▶ **PROBLEM DETAILS**
Skip every image and restate the data word for word.

begin RECORDED DATA

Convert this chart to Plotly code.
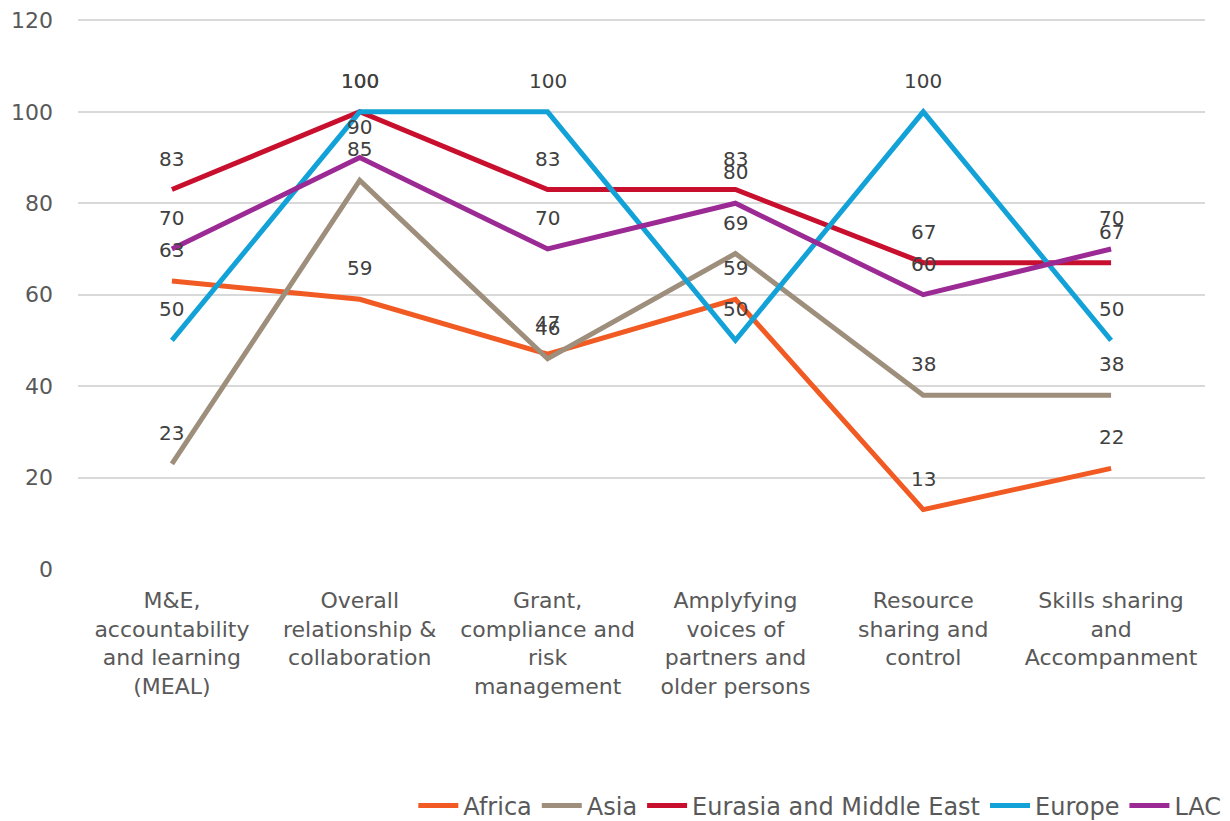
import plotly.graph_objects as go

categories = [
    "M&E,<br>accountability<br>and learning<br>(MEAL)",
    "Overall<br>relationship &<br>collaboration",
    "Grant,<br>compliance and<br>risk<br>management",
    "Amplyfying<br>voices of<br>partners and<br>older persons",
    "Resource<br>sharing and<br>control",
    "Skills sharing<br>and<br>Accompanment",
]

africa = [63, 59, 47, 59, 13, 22]
asia = [23, 85, 46, 69, 38, 38]
eurasia = [83, 100, 83, 83, 67, 67]
europe = [50, 100, 100, 50, 100, 50]
lac = [70, 90, 70, 80, 60, 70]

y_ticks = [0, 20, 40, 60, 80, 100, 120]

series = [
    ("Africa", africa, "#F15A22"),
    ("Asia", asia, "#9E8E7C"),
    ("Eurasia and Middle East", eurasia, "#C8102E"),
    ("Europe", europe, "#13A2D8"),
    ("LAC", lac, "#9C2A95"),
]

font = "DejaVu Sans"
xs = list(range(len(categories)))

fig = go.Figure()
annotations = []
for name, vals, color in series:
    fig.add_trace(go.Scatter(
        x=xs, y=vals, name=name, mode="lines",
        line=dict(color=color, width=5),
    ))
    for x, v in zip(xs, vals):
        annotations.append(dict(
            x=x, y=v, text=str(v), showarrow=False, yshift=31,
            font=dict(family=font, size=20, color="#404040"),
        ))

fig.update_layout(
    width=1222, height=813,
    margin=dict(l=70, r=25, t=11, b=252, autoexpand=False),
    plot_bgcolor="white", paper_bgcolor="white",
    font=dict(family=font, color="#595959"),
    annotations=annotations,
    showlegend=True,
    legend=dict(
        orientation="h", xref="container", yref="container",
        x=0.997, xanchor="right", y=0.0185, yanchor="middle",
        font=dict(family=font, size=24, color="#595959"),
        itemwidth=40, tracegroupgap=0,
    ),
    xaxis=dict(
        range=[-0.5, 5.5], tickmode="array", tickvals=xs, ticktext=categories,
        showgrid=False, zeroline=False, showline=False,
        tickfont=dict(family=font, size=22, color="#595959"),
        ticks="", ticklabelstandoff=16,
    ),
    yaxis=dict(
        range=[0, 120.3], tickmode="array", tickvals=y_ticks,
        showgrid=True, gridcolor="#D9D9D9", gridwidth=1.5,
        zeroline=False, showline=False,
        tickfont=dict(family=font, size=22, color="#595959"),
        ticks="", ticklabelstandoff=24, ticklabeloverflow="allow",
    ),
)

fig.write_html("out.html")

end RECORDED DATA

▶ **RESPONSE**
Convert this chart to Plotly code.
import plotly.graph_objects as go

categories = [
    "M&E,<br>accountability<br>and learning<br>(MEAL)",
    "Overall<br>relationship &<br>collaboration",
    "Grant,<br>compliance and<br>risk<br>management",
    "Amplyfying<br>voices of<br>partners and<br>older persons",
    "Resource<br>sharing and<br>control",
    "Skills sharing<br>and<br>Accompanment",
]

africa = [63, 59, 47, 59, 13, 22]
asia = [23, 85, 46, 69, 38, 38]
eurasia = [83, 100, 83, 83, 67, 67]
europe = [50, 100, 100, 50, 100, 50]
lac = [70, 90, 70, 80, 60, 70]

y_ticks = [0, 20, 40, 60, 80, 100, 120]

series = [
    ("Africa", africa, "#F15A22"),
    ("Asia", asia, "#9E8E7C"),
    ("Eurasia and Middle East", eurasia, "#C8102E"),
    ("Europe", europe, "#13A2D8"),
    ("LAC", lac, "#9C2A95"),
]

font = "DejaVu Sans"
xs = list(range(len(categories)))

fig = go.Figure()
annotations = []
for name, vals, color in series:
    fig.add_trace(go.Scatter(
        x=xs, y=vals, name=name, mode="lines",
        line=dict(color=color, width=5),
    ))
    for x, v in zip(xs, vals):
        annotations.append(dict(
            x=x, y=v, text=str(v), showarrow=False, yshift=31,
            font=dict(family=font, size=20, color="#404040"),
        ))

fig.update_layout(
    width=1222, height=813,
    margin=dict(l=70, r=25, t=11, b=252, autoexpand=False),
    plot_bgcolor="white", paper_bgcolor="white",
    font=dict(family=font, color="#595959"),
    annotations=annotations,
    showlegend=True,
    legend=dict(
        orientation="h", xref="container", yref="container",
        x=0.997, xanchor="right", y=0.0185, yanchor="middle",
        font=dict(family=font, size=24, color="#595959"),
        itemwidth=40, tracegroupgap=0,
    ),
    xaxis=dict(
        range=[-0.5, 5.5], tickmode="array", tickvals=xs, ticktext=categories,
        showgrid=False, zeroline=False, showline=False,
        tickfont=dict(family=font, size=22, color="#595959"),
        ticks="", ticklabelstandoff=16,
    ),
    yaxis=dict(
        range=[0, 120.3], tickmode="array", tickvals=y_ticks,
        showgrid=True, gridcolor="#D9D9D9", gridwidth=1.5,
        zeroline=False, showline=False,
        tickfont=dict(family=font, size=22, color="#595959"),
        ticks="", ticklabelstandoff=24, ticklabeloverflow="allow",
    ),
)

fig.write_html("out.html")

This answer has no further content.